She took another deep breath. ‘Then one day I came home early from work. I found him in ’house with Lizzie.’ She turned a tear-stained face towards him. ‘She was eight years old, Toby – onny a bairn – and he’d taken off her apron and was unbuttoning her dress.’ She shuddered. ‘God knows what’d have happened if I hadn’t come in when I did. I didn’t say owt, just stood and stared – and then he laughed and made some excuse and left.’

  She drew away from Toby and continued her pacing about the room. ‘It was then that I decided. I knew that a man with an appetite like his would be back, and I couldn’t be watching Lizzie day in, day out. And poor bairn, she was so frightened. So I locked her in the house and told her not to open ’door to anybody, and took my lads to Seaman’s Hospital – I knew they’d be well looked after there. Then I took Lizzie round to some good friends of mine and asked them if they’d look after her for me while I attended to some business.’

  A log on the fire spat crackling sparks onto the floor and she jumped and watched as Toby rubbed his boot on the scorching rug.

  ‘I went back home and took Alan’s flensing knife from where I’d hidden it and went looking for him.’

  She sank down onto the floor. She felt sick and faint as she remembered the staining on Francis’s shirt and the obscenities he raged at her in his death throes. She touched her cheek at the small scar left by the buckle of his belt as he’d lashed out at her, before she had kicked him down into the mud below the wharves.

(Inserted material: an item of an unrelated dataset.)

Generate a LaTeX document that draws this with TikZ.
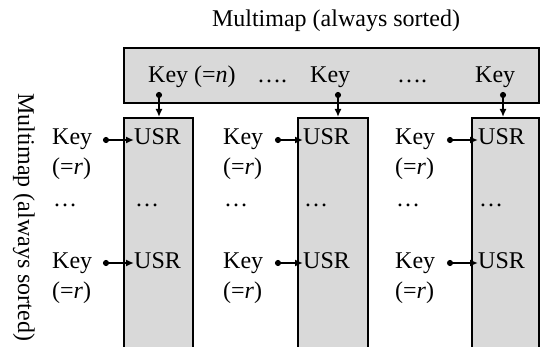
\documentclass[tikz,border=0pt]{standalone}
\usepackage{fontspec}
\setmainfont{Liberation Serif}
\usetikzlibrary{arrows.meta, positioning}

\begin{document}
\begin{tikzpicture}[x=1pt,y=-1pt,every node/.style={font=\fontsize{24}{28}\selectfont,inner sep=0pt}]
  \tikzstyle{box}=[draw,line width=2.2pt,fill={rgb,255:red,217;green,217;blue,217}]
  \tikzstyle{link}=[line width=1.6pt,{Circle[length=6pt]}-{Latex[length=8pt,width=7pt]}]

  \useasboundingbox (0,0) rectangle (540,347);
  \clip (0,0) rectangle (540,347);

  % titles
  \node[anchor=base]            (title) at (336,27)  {Multimap (always sorted)};
  \node[rotate=-90,anchor=base] (side)  at (18,217)  {Multimap (always sorted)};

  % top multimap
  \node[box,minimum width=415pt,minimum height=55pt,anchor=north west] (top) at (123,47) {};
  \node[anchor=base west] (tk1)    at (148,83) {Key (=\textit{n})};
  \node[anchor=base west] (tdots1) at (257,83) {….};
  \node[anchor=base west] (tk2)    at (310,83) {Key};
  \node[anchor=base west] (tdots2) at (397,83) {….};
  \node[anchor=base west] (tk3)    at (475,83) {Key};

  % columns
  \node[box,minimum width=69pt,minimum height=260pt,anchor=north west] (col1) at (123,117) {};
  \node[box,minimum width=70pt,minimum height=260pt,anchor=north west] (col2) at (297,117) {};
  \node[box,minimum width=67pt,minimum height=260pt,anchor=north west] (col3) at (471,117) {};

  \coordinate (tp1) at (159,92);
  \coordinate (tp2) at (338,92);
  \coordinate (tp3) at (503,92);
  \foreach \c in {1,2,3}
    \draw[link] (tp\c) -- (tp\c |- col\c.north);

  % nested multimaps
  \foreach \c/\kx/\ux/\dx in {1/52/134/103, 2/223/303/275, 3/395/478/447} {
    \foreach \r/\ry in {1/145, 2/268} {
      \node[anchor=base west] (k\c\r) at (\kx,\ry)    {Key};
      \node[anchor=base west] (e\c\r) at (\kx,\ry+30) {(=\textit{r})};
      \node[anchor=base west] (u\c\r) at (\ux,\ry)    {USR};
      \coordinate (d\c\r) at (\dx,\ry-5);
      \draw[link] (d\c\r) -- (u\c\r.west |- d\c\r);
    }
    \node[anchor=base west] (kd\c) at (\kx+1,207) {…};
    \node[anchor=base west] (ud\c) at (\ux+1,207) {…};
  }
\end{tikzpicture}
\end{document}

  ‘Annie?’ She heard Toby’s voice from a long way off.

  ‘Leave me,’ she whispered. ‘Don’t talk to me. Go away. Please!’

  For two days she lay in her bed, too exhausted by the trauma of her confession to even talk or eat, she merely drank the water which Toby brought her and the warm milk in which he had stirred some honey.

  On the third day she got out of bed ravenously hungry and with her mind made up. She would do as Toby suggested and fetch her children here. She had to defy the demons which haunted her and return to Hull.